## Figure scripts:
▶
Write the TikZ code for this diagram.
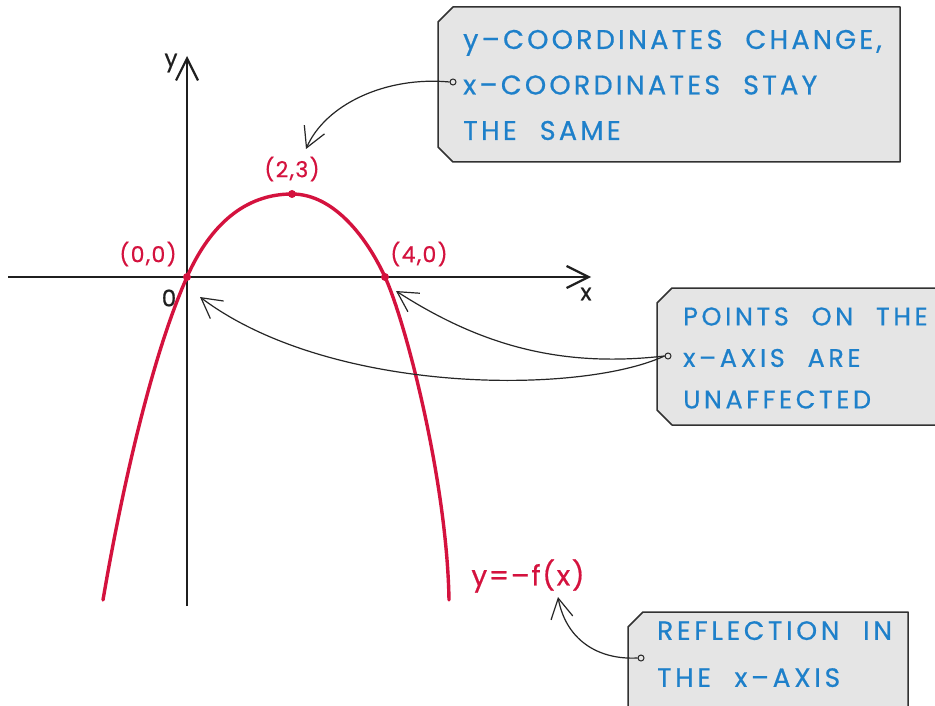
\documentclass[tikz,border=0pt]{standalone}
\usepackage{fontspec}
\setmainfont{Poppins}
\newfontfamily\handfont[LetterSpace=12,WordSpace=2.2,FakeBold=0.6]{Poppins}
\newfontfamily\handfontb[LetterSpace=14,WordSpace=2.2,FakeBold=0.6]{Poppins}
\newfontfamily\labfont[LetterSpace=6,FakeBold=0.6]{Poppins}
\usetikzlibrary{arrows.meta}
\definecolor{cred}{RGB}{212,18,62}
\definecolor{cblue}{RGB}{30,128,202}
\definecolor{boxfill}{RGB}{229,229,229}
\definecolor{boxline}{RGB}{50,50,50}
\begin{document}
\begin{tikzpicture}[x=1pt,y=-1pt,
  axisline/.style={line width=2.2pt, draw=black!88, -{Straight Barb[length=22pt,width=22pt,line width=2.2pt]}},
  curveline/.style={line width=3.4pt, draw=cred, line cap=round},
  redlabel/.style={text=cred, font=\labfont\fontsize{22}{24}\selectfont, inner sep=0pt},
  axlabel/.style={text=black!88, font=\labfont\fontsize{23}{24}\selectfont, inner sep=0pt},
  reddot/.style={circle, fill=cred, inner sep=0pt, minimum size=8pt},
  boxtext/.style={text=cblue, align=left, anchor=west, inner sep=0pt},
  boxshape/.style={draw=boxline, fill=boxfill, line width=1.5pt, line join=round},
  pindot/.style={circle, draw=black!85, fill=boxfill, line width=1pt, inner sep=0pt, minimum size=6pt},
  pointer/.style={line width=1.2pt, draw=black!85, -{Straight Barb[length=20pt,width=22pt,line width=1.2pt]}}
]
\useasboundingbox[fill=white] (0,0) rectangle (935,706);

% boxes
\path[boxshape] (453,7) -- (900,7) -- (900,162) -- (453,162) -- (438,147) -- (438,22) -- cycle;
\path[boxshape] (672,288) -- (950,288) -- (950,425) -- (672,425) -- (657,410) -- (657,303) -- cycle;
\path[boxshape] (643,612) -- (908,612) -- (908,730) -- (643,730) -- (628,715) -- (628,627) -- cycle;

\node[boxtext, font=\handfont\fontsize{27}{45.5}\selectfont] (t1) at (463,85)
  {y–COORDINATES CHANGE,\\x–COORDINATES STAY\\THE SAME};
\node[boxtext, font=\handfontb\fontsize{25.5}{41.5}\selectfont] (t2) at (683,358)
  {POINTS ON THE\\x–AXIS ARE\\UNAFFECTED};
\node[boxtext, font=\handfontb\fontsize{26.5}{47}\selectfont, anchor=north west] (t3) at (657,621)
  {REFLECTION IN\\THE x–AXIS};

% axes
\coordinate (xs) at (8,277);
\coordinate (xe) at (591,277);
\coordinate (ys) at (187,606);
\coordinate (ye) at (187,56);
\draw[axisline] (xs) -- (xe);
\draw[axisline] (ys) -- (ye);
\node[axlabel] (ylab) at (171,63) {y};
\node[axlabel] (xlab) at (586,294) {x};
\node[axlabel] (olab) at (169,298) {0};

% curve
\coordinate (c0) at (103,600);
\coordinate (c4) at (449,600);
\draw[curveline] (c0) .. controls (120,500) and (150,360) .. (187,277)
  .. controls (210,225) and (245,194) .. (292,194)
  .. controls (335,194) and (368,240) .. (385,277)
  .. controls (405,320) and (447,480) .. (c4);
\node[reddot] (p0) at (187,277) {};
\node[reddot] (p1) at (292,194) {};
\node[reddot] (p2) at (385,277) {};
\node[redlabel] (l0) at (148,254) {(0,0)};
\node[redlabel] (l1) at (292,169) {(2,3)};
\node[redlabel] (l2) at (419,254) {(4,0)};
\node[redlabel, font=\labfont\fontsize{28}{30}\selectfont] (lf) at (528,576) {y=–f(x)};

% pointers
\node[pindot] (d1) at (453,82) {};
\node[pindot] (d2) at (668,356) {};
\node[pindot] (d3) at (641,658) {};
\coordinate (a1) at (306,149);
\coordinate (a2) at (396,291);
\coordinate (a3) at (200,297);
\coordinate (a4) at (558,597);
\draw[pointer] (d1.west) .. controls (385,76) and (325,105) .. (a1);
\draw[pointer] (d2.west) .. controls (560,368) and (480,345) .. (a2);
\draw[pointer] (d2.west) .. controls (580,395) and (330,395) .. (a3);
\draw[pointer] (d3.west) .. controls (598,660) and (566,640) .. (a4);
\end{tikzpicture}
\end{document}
◀
▶
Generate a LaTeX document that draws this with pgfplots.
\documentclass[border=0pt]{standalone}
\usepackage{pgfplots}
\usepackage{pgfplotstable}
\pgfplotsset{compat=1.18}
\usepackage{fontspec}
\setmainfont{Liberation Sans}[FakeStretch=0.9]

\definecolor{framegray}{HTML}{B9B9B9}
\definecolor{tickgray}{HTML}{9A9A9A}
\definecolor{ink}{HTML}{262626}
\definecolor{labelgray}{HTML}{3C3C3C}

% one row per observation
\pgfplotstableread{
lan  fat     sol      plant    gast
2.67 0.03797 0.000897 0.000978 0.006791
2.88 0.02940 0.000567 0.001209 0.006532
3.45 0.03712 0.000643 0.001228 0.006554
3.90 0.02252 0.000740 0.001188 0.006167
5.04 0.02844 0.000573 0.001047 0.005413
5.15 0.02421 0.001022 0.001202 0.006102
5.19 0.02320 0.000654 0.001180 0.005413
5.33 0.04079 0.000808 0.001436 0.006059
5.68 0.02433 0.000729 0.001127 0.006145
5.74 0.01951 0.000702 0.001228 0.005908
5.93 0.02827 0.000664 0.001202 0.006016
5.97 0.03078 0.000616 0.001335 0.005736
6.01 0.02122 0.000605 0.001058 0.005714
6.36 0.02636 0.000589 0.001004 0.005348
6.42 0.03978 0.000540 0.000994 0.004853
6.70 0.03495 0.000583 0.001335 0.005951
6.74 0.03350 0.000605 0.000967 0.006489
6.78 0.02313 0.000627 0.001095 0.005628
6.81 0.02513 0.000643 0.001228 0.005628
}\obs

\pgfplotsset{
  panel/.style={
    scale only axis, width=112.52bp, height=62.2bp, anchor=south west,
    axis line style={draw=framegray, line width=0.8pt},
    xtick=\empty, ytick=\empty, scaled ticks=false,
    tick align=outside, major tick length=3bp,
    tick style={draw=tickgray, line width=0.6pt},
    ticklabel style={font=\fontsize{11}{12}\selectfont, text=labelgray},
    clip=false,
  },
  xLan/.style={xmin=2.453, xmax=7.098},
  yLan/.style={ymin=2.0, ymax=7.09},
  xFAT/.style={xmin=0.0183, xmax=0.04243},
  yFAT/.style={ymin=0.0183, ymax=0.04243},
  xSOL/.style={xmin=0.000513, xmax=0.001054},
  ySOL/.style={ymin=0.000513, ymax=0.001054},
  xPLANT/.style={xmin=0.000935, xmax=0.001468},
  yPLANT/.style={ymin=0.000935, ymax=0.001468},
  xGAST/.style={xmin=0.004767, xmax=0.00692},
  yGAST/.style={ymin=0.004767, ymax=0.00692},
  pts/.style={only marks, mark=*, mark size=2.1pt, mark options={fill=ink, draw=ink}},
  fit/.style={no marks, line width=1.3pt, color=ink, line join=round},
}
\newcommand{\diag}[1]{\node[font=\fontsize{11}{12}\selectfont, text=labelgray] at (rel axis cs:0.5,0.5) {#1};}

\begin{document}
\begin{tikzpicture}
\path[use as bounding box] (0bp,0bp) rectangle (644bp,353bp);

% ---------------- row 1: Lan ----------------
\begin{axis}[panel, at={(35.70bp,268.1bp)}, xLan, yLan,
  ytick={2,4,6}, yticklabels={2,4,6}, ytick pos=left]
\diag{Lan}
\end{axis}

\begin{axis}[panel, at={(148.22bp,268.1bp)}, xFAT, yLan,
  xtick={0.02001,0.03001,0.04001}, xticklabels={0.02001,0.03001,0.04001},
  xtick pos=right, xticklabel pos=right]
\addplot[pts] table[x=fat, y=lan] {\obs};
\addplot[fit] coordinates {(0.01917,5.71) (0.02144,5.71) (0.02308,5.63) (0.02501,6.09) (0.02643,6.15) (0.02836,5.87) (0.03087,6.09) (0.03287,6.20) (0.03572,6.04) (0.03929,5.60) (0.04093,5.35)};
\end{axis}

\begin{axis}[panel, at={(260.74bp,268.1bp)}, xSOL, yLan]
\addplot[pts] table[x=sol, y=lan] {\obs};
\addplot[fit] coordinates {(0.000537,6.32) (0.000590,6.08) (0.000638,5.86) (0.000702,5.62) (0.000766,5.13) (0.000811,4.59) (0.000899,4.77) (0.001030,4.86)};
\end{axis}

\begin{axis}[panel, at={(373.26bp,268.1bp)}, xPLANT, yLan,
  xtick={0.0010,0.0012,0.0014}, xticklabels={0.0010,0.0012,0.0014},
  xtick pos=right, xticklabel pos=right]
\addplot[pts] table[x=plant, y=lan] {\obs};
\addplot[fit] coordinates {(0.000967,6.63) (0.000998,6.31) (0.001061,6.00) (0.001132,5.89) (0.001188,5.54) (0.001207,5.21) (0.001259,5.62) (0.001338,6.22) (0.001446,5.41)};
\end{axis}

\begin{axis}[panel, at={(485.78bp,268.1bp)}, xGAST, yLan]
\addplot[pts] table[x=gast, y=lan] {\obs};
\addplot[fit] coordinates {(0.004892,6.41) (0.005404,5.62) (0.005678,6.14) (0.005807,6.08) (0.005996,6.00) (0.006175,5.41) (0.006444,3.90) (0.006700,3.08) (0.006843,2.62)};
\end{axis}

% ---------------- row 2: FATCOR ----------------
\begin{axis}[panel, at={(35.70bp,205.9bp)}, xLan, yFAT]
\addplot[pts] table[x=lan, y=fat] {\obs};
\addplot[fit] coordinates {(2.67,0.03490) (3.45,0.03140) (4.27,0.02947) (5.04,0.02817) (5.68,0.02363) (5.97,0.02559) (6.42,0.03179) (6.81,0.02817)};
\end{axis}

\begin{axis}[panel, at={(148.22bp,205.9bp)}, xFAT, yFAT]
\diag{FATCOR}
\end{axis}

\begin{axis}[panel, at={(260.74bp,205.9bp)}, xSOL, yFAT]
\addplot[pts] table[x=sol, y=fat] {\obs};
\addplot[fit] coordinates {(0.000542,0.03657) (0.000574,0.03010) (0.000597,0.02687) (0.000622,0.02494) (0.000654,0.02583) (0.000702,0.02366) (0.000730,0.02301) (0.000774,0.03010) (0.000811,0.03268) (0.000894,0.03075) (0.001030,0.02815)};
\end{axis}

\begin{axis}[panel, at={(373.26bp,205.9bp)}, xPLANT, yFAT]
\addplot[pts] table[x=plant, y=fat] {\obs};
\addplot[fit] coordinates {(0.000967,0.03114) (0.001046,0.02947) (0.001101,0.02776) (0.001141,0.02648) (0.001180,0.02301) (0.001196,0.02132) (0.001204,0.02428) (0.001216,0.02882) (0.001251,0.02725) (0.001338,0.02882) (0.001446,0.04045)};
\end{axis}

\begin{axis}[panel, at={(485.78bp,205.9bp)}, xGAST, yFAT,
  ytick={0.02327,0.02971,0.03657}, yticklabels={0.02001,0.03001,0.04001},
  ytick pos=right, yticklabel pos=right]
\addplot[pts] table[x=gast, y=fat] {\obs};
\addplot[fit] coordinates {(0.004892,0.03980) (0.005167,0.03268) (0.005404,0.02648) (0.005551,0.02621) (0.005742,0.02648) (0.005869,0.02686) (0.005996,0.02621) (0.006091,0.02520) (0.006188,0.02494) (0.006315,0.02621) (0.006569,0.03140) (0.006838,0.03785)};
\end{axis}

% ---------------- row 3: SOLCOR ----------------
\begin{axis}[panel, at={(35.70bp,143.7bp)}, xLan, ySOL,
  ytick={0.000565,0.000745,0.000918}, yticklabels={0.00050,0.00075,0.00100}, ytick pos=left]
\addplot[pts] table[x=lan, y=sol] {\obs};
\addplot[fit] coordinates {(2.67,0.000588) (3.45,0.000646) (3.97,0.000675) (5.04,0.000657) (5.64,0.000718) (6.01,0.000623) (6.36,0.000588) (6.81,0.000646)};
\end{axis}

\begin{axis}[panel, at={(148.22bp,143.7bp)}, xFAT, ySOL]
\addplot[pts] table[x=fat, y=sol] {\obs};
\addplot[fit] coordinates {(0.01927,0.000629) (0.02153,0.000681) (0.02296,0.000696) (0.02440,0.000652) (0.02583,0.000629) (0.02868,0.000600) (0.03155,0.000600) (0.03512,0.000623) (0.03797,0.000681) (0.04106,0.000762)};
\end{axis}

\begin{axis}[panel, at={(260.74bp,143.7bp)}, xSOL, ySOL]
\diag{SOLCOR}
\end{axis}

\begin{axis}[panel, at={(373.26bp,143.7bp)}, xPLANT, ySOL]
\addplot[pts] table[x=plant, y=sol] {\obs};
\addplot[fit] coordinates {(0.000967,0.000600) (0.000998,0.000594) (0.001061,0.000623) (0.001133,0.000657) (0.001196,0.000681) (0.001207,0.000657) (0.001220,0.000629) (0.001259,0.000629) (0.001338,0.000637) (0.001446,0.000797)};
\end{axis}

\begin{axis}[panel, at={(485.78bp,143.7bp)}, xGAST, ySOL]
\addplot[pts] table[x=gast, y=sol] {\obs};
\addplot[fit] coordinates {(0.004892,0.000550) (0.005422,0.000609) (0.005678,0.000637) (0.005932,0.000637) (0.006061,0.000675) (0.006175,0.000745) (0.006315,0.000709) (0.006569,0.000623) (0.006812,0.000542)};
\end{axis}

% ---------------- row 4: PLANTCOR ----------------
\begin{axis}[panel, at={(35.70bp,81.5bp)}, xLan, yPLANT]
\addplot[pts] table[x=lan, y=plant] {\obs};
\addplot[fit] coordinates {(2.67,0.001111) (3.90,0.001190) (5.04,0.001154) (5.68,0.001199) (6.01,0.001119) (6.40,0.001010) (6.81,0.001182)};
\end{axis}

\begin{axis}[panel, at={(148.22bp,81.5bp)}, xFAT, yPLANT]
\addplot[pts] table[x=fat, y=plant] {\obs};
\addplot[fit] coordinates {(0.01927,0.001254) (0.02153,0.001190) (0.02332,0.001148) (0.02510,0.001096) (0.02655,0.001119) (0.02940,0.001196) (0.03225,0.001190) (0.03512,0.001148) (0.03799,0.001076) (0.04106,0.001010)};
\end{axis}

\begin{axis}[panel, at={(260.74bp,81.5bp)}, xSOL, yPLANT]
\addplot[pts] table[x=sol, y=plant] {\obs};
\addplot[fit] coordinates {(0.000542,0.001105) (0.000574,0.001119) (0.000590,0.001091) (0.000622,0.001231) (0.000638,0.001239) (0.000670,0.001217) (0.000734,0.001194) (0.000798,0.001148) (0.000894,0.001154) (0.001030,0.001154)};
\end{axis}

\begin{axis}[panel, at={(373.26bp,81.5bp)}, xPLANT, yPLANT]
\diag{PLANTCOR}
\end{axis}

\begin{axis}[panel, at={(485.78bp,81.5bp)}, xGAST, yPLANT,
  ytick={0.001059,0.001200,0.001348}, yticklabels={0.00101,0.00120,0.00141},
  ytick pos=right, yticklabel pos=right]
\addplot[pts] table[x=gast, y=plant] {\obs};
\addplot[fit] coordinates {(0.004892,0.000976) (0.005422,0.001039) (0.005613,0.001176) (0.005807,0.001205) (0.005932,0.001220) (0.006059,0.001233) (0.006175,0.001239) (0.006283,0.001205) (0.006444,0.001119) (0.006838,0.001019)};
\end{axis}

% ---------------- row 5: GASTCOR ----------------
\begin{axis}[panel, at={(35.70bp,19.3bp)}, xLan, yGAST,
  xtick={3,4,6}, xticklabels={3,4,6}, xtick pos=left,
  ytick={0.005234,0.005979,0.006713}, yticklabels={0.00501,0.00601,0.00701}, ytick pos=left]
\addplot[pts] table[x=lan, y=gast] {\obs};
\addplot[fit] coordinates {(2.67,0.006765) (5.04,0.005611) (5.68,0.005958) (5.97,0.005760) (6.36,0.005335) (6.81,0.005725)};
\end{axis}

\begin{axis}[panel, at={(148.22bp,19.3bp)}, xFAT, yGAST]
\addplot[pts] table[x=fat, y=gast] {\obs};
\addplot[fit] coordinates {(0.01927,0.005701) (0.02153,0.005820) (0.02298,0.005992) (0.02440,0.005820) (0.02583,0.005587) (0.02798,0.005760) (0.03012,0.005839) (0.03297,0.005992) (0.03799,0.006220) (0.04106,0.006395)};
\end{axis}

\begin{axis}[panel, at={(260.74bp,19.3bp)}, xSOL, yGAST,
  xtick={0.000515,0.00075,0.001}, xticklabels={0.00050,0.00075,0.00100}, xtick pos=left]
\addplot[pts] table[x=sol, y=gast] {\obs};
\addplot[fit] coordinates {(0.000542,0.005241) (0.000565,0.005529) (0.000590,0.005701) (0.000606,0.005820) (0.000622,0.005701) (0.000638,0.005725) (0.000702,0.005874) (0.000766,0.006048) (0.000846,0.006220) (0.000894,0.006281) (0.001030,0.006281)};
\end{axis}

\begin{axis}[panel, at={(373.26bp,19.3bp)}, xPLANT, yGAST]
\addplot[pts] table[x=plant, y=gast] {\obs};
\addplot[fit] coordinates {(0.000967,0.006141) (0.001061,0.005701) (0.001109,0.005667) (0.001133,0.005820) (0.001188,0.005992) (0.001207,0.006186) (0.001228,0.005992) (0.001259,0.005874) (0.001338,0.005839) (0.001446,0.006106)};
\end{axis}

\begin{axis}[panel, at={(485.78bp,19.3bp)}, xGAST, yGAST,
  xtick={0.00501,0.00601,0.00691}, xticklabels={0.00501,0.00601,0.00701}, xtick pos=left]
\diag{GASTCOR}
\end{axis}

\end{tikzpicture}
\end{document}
◀
## TASK INSTRUCTIONS:
In the records above, collect each line with "this".

## OUTPUT OF THE TASK:
Write the TikZ code for this diagram.
Generate a LaTeX document that draws this with pgfplots.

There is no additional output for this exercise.